This week, I read Under The Never Sky by Veronica Rossi.
For such an intriguing and compelling title and premise, I was disappointed. It started strong, with compelling characters, but then started to fall flatter as the story went on.
It’s a tale of a girl named Aria, a child growing up in a haven where she never wanted for anything, and a man named Perry, who has fought his entire life to live in the rapidly growing barrenness of the world. When Aria is thrown out of the haven after the son of a bureaucrat fucks up and burns up a faulty dome and she and he are the only survivors, Perry finds her in the wastelands, while searching for his kidnapped nephew, against all better reasons and his nature, he ends up saving her life.
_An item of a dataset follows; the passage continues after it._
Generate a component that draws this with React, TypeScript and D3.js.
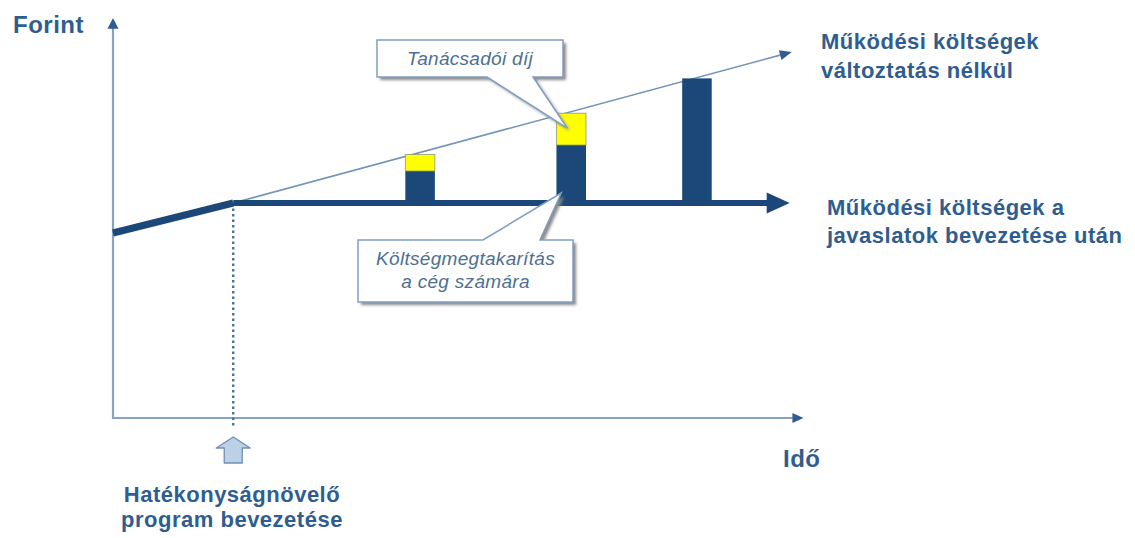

I was really disappointed in it. Although she began strong, with five characters in the first chapter that could have made a fantastic tale on their own, she killed three of them off, and might as well have killed four for all of the effect that the other survivor has on the plot. She sets up strong characters in the tribe that faces the wastelands, and then only shows one of them who’s an exile anyway, because of inadequately explained tribal laws.
She does decide on an overarching plot that could be really powerful, through Aria wanting to go home to her mother, and Perry wanting to find his nephew, and peeling back the layers of both societies, and then flips around at the climax to reveal that it wasn’t anything like they’d thought, including with zero foreshadowing for the twist (and despite a twist being something the audience didn’t expect, the difference between a twist and a good twist is being able to go back and see the little things that were hinting at it all along), and then letting the whole of their goals fall apart with no visible repercussions on both of them. It’s rather like “Oh, I just had my entire view of my family and culture shattered. Time to go do something else! *dances off into the sunset without a care*” Also, in order to achieve this, instead of showing the fall out, she twists characters that before were reasonably interesting and flawed enough to be human into monsters that are easier to justify killing.
Very disappointing indeed.
It’s twists and plays like that, that remind me of why I write fanfiction, or rather, one of the two reasons. The first one, and the most prevalent one here, is “Why didn’t this twist make sense, and how can I tell the story in a way it does?”. The other one I’ll undoubtedly go into another time, but in this case, had I enjoyed the story enough and still wondered what would have happened if she’d developed along the lines that she first began with, and perhaps I would have ended up with something vastly inferior to the original product, or (in a very, very rare outcome) perhaps superior for taking the time to go back and try it a different way. Most of the time, people who do this don’t have the writing talent to pull it off, and while the ideas are sound, they end up collapsing in on themselves in just the same way as the original story.
I would most likely have the same problem.
Now this is her debut novel, and I will cut her some slack because she has the room to grow and change and find her way in story telling, but it’s definitely something to keep in mind.